Comptroller Tom DiNapoli has used New York State Retirement Fund investments clout to bring shareholders together to hold a natural gas company responsible for the environmental and social consequences of hydrofracking.  His office’s press release follows.

 

CONTACT: Press Office
(518) 474-4015   FOR RELEASE:
Immediately
June 06, 2011

DiNapoli Fracking Proposal Gets Strong Investor Support
Risk Disclosure Resolution Garners Solid Vote From Carrizo Shareholders

New York State Comptroller Thomas P. DiNapoli’s shareholder resolution seeking greater disclosure of the risks associated with hydraulic fracturing (‘fracking’) garnered support from investors at Carrizo Oil’s annual meeting last week. The resolution received 43.7 percent of the vote, according to a company filing released today. DiNapoli filed the resolution as trustee of the $140.6 billion New York State Common Retirement Fund (Fund), which owns 324,994 Carrizo shares worth an estimated $11.1 million.

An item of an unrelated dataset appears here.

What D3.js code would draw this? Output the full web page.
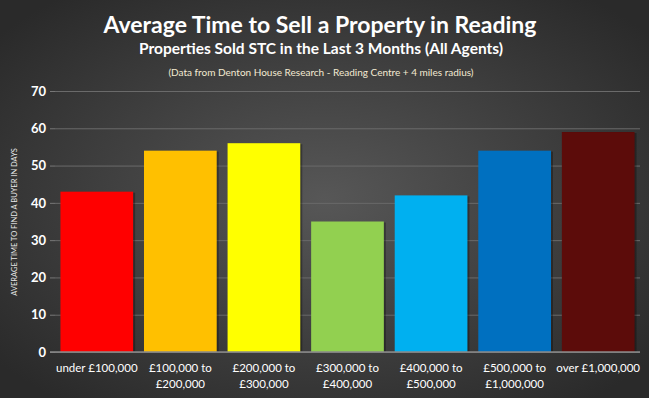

“We’ve seen what happens when companies sacrifice safety for short-term profits,” DiNapoli said. “This vote was a call for safer, sustainable earnings from our investments. Natural gas is a crucial part of the nation’s energy supply, but it has to be extracted the right way.”

“Hydraulic fracturing can potentially poison local water supplies, pollute the air and leave us with a waste management nightmare. Shareholders and the public need to be assured that Carrizo and other companies fully appreciate the regulatory, legal, environmental and reputational risks at stake. We can’t have a repeat of the BP disaster in New York.”

DiNapoli has requested reports on the potential consequences of fracking from seven companies: Chesapeake Energy Corp., SM Energy, XTO Energy Inc., Range Resources Corp., Hess Corp., and Cabot Oil & Gas Corp. Four firms—SM Energy, Range, Hess and Cabot—have agreed to provide disclosures on the potential consequences of  drilling activities in response to DiNapoli’s requests. These agreements do not relieve the company of their legal or regulatory duties. The Fund has also voted in favor of disclosure resolutions filed by other investors at Chevron, ExxonMobil, Ultra Petroleum and Energen Corporation.

New York’s Department of Environmental Conservation is expected to release new gas drilling rules next month.